Stop at the line containing "import plotly.graph_objects as go": repeat exactly every line of the entries below from the first up to it, plus that line, with pictures omitted.

— Begin Records —

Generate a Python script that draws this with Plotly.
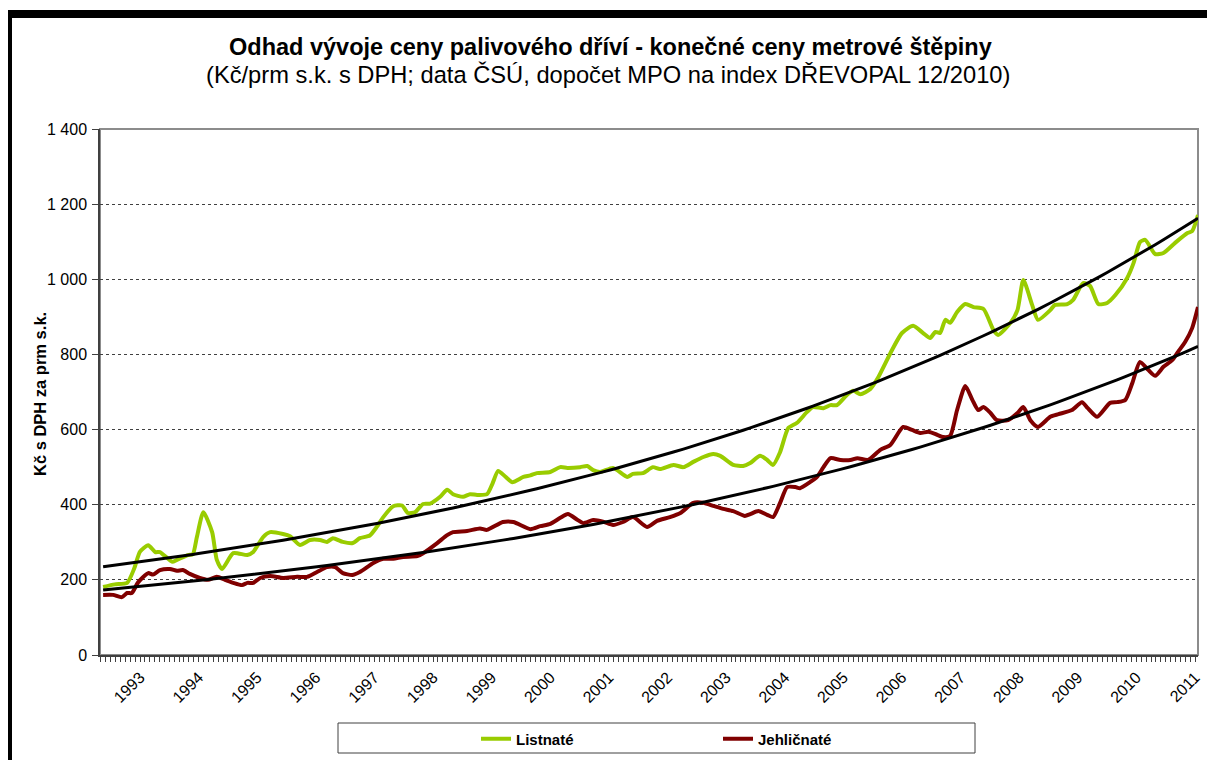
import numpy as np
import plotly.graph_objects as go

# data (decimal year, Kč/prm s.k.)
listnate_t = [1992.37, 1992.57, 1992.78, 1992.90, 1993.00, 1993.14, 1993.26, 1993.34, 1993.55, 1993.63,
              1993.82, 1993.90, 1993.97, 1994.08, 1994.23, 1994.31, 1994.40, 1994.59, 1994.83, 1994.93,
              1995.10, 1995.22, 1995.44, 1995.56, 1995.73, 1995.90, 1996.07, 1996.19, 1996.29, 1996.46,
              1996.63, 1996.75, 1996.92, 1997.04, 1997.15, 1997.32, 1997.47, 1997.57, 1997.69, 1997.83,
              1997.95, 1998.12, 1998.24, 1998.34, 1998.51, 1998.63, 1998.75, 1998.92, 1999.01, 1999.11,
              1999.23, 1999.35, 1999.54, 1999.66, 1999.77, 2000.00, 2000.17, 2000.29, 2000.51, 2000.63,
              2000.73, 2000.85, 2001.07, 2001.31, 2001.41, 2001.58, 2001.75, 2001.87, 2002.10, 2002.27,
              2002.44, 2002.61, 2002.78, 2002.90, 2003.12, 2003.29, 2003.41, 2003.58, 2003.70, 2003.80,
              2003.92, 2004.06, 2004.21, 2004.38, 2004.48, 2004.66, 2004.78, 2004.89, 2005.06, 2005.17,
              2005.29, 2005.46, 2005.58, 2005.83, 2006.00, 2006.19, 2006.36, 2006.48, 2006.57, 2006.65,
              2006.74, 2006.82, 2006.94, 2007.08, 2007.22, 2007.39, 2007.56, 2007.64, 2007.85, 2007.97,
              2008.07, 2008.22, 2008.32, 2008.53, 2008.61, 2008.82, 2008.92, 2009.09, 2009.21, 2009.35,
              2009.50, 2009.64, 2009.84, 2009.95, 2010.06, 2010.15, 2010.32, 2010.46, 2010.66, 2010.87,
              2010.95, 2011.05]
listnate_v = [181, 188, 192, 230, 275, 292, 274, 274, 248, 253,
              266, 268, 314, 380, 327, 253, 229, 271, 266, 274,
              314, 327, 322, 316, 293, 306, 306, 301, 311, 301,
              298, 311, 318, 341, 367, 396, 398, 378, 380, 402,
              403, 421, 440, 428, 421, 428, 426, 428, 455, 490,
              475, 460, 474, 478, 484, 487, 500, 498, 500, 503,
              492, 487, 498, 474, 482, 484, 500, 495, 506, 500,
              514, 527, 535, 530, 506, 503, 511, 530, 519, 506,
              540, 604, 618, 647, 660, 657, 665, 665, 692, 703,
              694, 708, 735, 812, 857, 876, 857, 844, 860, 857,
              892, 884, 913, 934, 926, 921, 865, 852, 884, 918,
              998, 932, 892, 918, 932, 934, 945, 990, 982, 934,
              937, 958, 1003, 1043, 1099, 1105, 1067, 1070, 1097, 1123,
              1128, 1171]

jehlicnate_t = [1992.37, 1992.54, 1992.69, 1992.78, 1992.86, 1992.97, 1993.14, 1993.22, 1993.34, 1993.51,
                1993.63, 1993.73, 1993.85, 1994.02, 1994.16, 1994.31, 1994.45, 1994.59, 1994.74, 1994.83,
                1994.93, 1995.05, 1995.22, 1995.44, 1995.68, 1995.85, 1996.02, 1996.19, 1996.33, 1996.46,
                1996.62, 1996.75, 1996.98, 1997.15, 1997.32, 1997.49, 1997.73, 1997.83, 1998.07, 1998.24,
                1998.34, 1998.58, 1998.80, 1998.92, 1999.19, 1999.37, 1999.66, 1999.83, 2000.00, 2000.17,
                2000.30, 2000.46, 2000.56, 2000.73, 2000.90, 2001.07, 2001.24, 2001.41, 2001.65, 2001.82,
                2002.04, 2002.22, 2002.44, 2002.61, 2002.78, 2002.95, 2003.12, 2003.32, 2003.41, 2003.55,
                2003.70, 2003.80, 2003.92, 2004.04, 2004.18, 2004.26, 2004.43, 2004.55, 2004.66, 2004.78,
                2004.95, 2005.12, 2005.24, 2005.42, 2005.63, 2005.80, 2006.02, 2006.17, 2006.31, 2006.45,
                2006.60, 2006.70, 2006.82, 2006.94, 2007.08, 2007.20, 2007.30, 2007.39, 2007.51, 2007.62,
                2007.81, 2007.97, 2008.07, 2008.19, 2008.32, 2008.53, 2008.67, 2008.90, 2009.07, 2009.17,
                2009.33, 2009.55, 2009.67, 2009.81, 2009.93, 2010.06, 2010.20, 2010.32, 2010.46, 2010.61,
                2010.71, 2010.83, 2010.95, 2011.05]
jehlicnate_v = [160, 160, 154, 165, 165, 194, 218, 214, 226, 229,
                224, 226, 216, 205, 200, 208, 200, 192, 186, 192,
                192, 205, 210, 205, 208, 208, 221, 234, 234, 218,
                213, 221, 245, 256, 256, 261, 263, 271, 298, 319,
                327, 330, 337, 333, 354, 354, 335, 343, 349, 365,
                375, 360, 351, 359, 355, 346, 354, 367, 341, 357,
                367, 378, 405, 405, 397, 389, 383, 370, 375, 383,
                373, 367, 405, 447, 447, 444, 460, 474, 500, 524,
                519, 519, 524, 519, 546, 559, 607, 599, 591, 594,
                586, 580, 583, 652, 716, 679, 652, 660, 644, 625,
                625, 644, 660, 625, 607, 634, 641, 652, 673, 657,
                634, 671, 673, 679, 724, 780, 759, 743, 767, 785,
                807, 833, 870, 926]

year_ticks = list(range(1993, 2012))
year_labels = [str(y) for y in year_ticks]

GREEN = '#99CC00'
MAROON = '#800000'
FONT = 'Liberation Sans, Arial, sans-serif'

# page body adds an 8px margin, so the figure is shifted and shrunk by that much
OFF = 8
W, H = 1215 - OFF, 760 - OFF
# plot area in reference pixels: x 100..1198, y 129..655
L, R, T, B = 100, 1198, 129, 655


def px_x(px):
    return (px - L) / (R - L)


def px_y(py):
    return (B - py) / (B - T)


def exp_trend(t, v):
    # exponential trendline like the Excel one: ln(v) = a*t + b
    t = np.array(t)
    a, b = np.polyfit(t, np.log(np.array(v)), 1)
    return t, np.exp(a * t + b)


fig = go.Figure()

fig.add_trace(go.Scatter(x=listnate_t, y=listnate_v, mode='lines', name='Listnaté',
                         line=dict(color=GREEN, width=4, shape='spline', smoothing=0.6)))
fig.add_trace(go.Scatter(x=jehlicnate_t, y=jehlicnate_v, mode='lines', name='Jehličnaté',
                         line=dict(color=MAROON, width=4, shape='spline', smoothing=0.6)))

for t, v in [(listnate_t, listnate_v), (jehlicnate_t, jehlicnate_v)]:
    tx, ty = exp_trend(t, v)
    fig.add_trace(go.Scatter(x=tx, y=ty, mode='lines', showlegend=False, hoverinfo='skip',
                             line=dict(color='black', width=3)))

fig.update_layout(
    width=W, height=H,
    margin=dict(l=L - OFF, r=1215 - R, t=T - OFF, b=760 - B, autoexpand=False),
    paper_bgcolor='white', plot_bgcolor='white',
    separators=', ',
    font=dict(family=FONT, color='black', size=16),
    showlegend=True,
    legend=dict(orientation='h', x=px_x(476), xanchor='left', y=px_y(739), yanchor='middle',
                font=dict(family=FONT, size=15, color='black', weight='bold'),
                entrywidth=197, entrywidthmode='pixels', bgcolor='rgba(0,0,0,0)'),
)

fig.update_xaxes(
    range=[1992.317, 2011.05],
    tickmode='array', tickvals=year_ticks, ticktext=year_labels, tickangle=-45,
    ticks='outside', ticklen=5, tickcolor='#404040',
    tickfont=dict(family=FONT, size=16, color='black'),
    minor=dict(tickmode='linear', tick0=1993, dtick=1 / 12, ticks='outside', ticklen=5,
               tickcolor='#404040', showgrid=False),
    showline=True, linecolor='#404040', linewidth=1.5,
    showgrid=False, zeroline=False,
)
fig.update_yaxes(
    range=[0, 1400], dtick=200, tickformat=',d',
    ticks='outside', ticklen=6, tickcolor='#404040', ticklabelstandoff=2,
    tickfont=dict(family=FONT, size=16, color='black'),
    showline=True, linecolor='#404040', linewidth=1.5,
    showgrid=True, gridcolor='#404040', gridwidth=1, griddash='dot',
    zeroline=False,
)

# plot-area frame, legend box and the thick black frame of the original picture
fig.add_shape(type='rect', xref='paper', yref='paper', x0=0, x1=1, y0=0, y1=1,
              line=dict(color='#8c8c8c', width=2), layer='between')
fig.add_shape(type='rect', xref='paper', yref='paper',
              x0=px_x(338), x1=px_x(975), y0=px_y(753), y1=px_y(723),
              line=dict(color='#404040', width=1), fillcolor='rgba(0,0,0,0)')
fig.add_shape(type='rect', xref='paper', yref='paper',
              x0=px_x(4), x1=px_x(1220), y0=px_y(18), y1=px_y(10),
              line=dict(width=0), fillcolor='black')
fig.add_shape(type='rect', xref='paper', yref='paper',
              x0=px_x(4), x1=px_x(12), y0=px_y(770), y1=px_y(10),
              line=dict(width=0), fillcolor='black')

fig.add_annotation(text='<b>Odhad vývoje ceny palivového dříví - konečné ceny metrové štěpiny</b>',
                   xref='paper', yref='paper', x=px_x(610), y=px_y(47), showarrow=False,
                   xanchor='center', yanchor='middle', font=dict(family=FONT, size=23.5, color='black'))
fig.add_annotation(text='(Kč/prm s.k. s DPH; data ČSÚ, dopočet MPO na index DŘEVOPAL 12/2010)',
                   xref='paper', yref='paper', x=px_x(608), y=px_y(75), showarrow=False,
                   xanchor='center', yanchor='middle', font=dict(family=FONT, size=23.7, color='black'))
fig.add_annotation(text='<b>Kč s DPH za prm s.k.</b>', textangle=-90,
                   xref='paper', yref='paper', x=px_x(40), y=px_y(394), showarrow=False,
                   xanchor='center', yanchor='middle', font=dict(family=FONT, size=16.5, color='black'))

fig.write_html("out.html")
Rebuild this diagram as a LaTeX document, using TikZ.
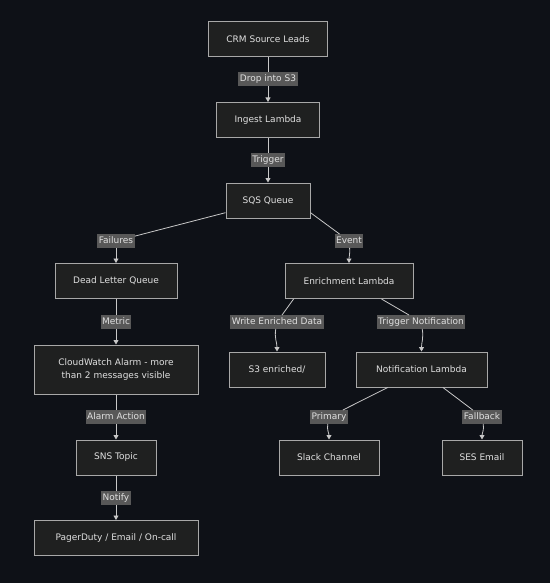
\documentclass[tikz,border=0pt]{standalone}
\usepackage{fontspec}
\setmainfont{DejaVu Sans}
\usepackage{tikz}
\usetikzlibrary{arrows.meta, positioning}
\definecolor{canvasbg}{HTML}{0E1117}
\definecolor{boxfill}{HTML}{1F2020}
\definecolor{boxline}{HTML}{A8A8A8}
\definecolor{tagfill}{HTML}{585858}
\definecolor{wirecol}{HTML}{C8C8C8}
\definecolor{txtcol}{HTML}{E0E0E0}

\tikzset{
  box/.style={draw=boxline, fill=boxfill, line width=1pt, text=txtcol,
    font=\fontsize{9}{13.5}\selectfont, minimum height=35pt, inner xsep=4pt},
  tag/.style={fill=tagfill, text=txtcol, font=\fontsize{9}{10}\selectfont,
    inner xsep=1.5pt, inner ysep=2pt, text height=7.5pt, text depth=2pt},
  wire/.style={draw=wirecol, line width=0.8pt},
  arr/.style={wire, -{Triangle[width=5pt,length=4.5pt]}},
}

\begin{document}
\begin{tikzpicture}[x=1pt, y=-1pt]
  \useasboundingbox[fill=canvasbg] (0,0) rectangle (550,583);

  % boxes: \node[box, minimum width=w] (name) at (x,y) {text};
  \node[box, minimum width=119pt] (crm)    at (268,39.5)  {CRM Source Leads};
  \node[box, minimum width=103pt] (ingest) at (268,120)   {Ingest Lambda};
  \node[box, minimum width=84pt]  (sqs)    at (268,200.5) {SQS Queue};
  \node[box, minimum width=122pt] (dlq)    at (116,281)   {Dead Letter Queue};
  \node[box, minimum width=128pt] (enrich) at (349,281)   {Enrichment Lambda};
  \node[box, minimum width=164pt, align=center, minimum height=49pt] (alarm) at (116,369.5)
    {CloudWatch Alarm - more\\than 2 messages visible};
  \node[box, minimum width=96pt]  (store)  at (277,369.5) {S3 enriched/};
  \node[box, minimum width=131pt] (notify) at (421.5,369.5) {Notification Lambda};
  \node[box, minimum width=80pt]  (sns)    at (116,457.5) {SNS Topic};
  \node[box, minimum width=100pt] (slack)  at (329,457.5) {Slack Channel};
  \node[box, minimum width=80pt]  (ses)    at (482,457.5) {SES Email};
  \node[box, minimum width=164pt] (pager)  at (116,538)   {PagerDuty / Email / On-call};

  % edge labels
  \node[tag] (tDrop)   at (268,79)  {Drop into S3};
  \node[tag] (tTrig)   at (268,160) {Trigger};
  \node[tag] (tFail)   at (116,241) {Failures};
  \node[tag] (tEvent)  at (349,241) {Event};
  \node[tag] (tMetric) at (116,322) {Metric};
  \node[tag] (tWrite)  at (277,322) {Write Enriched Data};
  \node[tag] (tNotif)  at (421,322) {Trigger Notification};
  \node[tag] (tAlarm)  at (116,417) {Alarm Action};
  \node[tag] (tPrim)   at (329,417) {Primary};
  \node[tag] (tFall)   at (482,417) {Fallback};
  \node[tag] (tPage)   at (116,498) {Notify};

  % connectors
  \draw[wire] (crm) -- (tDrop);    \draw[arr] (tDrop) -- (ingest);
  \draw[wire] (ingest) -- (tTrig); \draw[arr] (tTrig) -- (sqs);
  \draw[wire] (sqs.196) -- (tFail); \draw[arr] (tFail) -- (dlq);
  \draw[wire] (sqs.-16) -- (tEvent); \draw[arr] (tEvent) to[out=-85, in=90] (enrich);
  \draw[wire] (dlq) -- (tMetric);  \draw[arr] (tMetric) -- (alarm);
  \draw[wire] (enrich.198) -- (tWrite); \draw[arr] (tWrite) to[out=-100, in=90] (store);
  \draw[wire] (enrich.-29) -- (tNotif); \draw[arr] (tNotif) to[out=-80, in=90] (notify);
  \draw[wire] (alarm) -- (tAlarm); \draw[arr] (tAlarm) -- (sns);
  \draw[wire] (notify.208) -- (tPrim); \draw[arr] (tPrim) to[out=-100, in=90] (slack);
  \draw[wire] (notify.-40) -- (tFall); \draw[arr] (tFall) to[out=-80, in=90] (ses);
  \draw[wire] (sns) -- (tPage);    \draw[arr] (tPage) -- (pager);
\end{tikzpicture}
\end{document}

— End Records —

- Written reply -
Generate a Python script that draws this with Plotly.
import numpy as np
import plotly.graph_objects as go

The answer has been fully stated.